Halloween is a little less than two months away, but right now is a perfect time for you and your child to decide on a costume and start searching it out. If you start early, you will avoid the mad scramble that occurs in late October, and you may be able to save yourself some money too. Consider these strategies:
-Put out the call. Ask friends or family members if they have any outgrown costumes your child could borrow. My son was able to borrow an adorable, homemade Peter Pan costume from my mom’s friend when he was two. He got many compliments, and we didn’t have to pay a penny.
-Look at what you already have on hand. Is your child in dance? If so, could she use one of her recital costumes as a costume? My son takes tap dance, and he had to get a pirate costume for the recital, which would work perfectly for a Halloween costume.
If your child plays sports, consider having him wear his uniform as his costume. A child who plays football could go as a football player; a student who takes karate could wear his karate uniform.
-Buy clothing with a Halloween costume in mind. If you are planning to buy your child a raincoat, for instance, try to find one beyond the traditional yellow slicker. Maybe your little boy wants a black fireman raincoat. Not only can he use this as a rain coat on rainy days, but perhaps he could also wear it as his Halloween costume. My son did this when he was three. We saved the $20 to $30 it would have cost to buy a costume, and my son had an adorable rain coat.
In late September and October, you will also find children’s pajamas decorated with bones to look like a skeleton for Halloween. Have the pajamas do double duty by dressing your child in them as a skeleton Halloween costume.

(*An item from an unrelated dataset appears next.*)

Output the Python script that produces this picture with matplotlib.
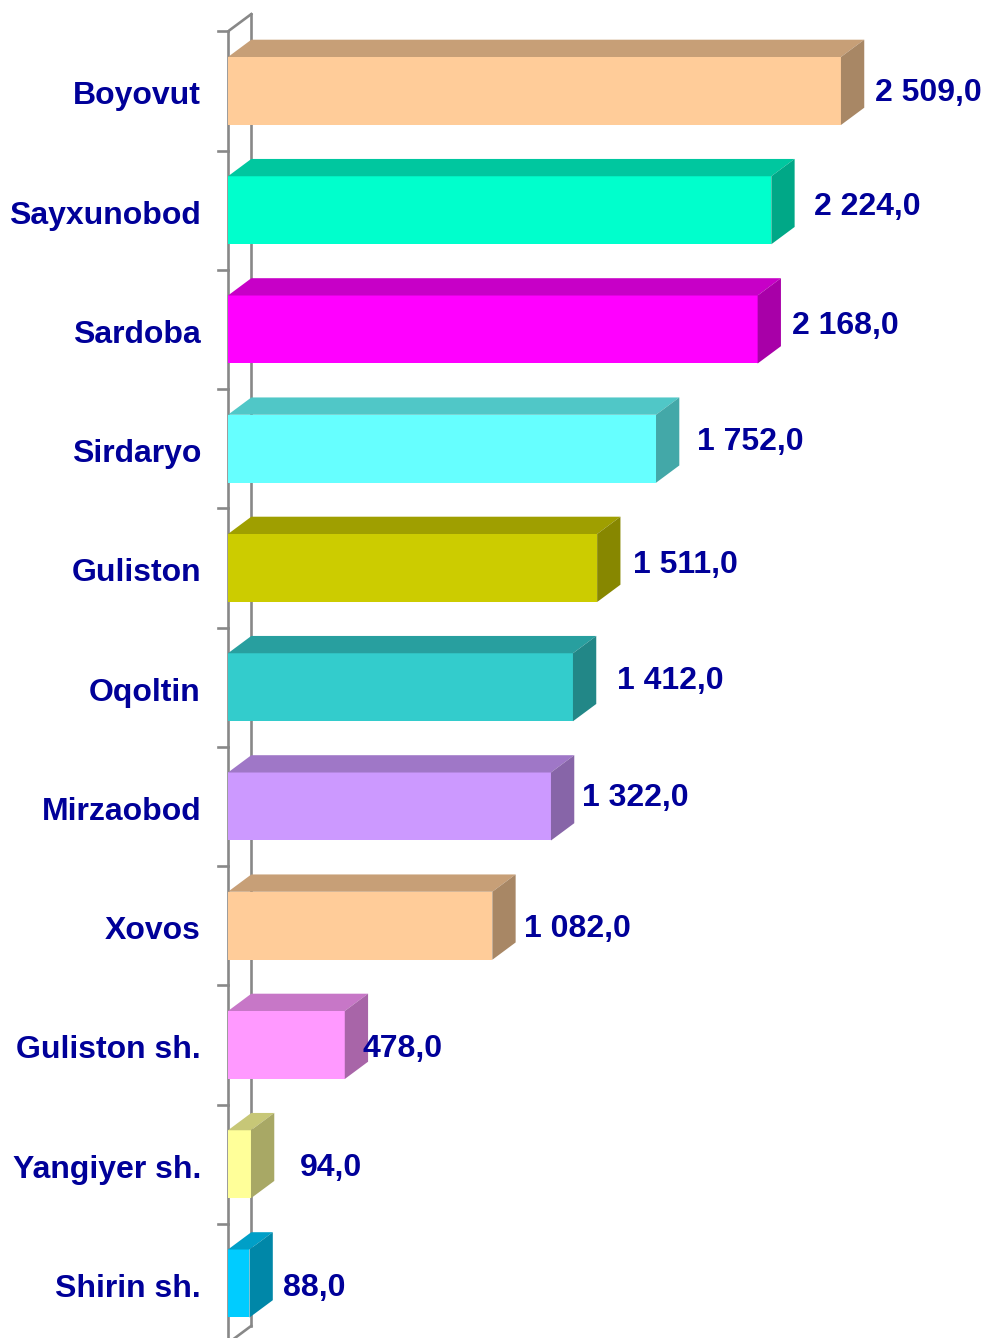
import matplotlib
matplotlib.use("Agg")
import matplotlib.pyplot as plt
from matplotlib.patches import Polygon, Rectangle
from matplotlib.colors import to_rgb

# data
districts = ["Boyovut", "Sayxunobod", "Sardoba", "Sirdaryo", "Guliston", "Oqoltin",
             "Mirzaobod", "Xovos", "Guliston sh.", "Yangiyer sh.", "Shirin sh."]
values = [2509.0, 2224.0, 2168.0, 1752.0, 1511.0, 1412.0, 1322.0, 1082.0, 478.0, 94.0, 88.0]
bar_colors = ["#FFCC99", "#00FFCC", "#FF00FF", "#66FFFF", "#CCCC00", "#33CCCC",
              "#CC99FF", "#FFCC99", "#FF99FF", "#FFFF99", "#00CCFF"]

# label placement tweaks (pixels), as in the original
label_gap_px = [11, 19, 11, 18, 13, 21, 8, 8, -6, 26, 10]
label_up_px = [1, 6, 6, 9, 6, 8.5, 11, -1, -1.5, -1.5, -1.5]

W, H, DPI = 986, 1338, 100
px_per_unit = 0.2443
band_px = 119.25
first_center_px = 91
axis_left_px = 228

depth_x = 23.3 / px_per_unit
depth_y = 17.3 / band_px
bar_h = 68 / band_px
text_col = "#000099"
wall_col = "#888888"
fsize = 23


def shade(c, f):
    r, g, b = to_rgb(c)
    return (r * f, g * f, b * f)


def fmt(v):
    s = f"{v:,.1f}"
    return s.replace(",", " ").replace(".", ",")


fig = plt.figure(figsize=(W / DPI, H / DPI), dpi=DPI)
ax = fig.add_axes([axis_left_px / W, 0, 1 - axis_left_px / W, 1])
ax.set_xlim(0, (W - axis_left_px) / px_per_unit)
ax.set_ylim((H - first_center_px) / band_px, -first_center_px / band_px)
ax.axis("off")

n = len(values)
top_y = -0.5
bot_y = n - 0.5
lw = 1.9
# back wall and axis
ax.plot([0, 0], [top_y, bot_y + 0.5], color=wall_col, lw=lw, clip_on=False, zorder=1)
ax.plot([depth_x, depth_x], [top_y - depth_y, bot_y - depth_y], color=wall_col, lw=lw, zorder=1)
ax.plot([0, depth_x], [top_y, top_y - depth_y], color=wall_col, lw=lw, zorder=1)
ax.plot([0, depth_x], [bot_y, bot_y - depth_y], color=wall_col, lw=lw, zorder=1)
tick_len = 10 / px_per_unit
for i in range(n + 1):
    ax.plot([-tick_len, 0], [top_y + i, top_y + i], color=wall_col, lw=lw,
            clip_on=False, zorder=1)

for i, (name, v, c) in enumerate(zip(districts, values, bar_colors)):
    y0 = i - bar_h / 2
    y1 = i + bar_h / 2
    ax.add_patch(Rectangle((0, y0), v, bar_h, facecolor=c, edgecolor="none", zorder=3))
    top = [(0, y0), (v, y0), (v + depth_x, y0 - depth_y), (depth_x, y0 - depth_y)]
    ax.add_patch(Polygon(top, closed=True, facecolor=shade(c, 0.78), edgecolor="none", zorder=3))
    side = [(v, y0), (v + depth_x, y0 - depth_y), (v + depth_x, y1 - depth_y), (v, y1)]
    ax.add_patch(Polygon(side, closed=True, facecolor=shade(c, 0.66), edgecolor="none", zorder=3))

    # category label
    ax.annotate(name, xy=(0, i), xytext=(-27 * 72 / DPI, -13.5 * 72 / DPI),
                textcoords="offset points", ha="right", va="baseline",
                fontsize=fsize, fontweight="bold", color=text_col,
                fontfamily="Liberation Sans", annotation_clip=False)
    # value label
    ax.annotate(fmt(v), xy=(v + depth_x, i),
                xytext=(label_gap_px[i] * 72 / DPI, (label_up_px[i] - 10.7) * 72 / DPI),
                textcoords="offset points", ha="left", va="baseline",
                fontsize=fsize, fontweight="bold", color=text_col,
                fontfamily="Liberation Sans", annotation_clip=False, zorder=4)

fig.savefig("out.png", dpi=DPI)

-Check Craigslist. There are already a slew of costumes up for sale on Craigslist. Start looking now for the best selection, and don’t forget, you can negotiate the price with the seller. You are more likely to have a successful negotiation by looking now, before there are many people looking for costumes.
-Give your child a choice of costumes. Rather than asking your child the wide open question, “What would you like to be for Halloween?”, instead, give them a choice based on what you have on hand. “Would you rather be a pirate or a fireman for Halloween?”
Use these strategies to save on Halloween costumes for this year. After Halloween this year, check around for leftover costumes on sale at places like the Disney Store and Gymboree. Then, buy your kids’ costumes for next year and pay only 25% to 50% of the retail price.
What are your favorite ways to save on Halloween costumes? What was your favorite Halloween costume as a kid?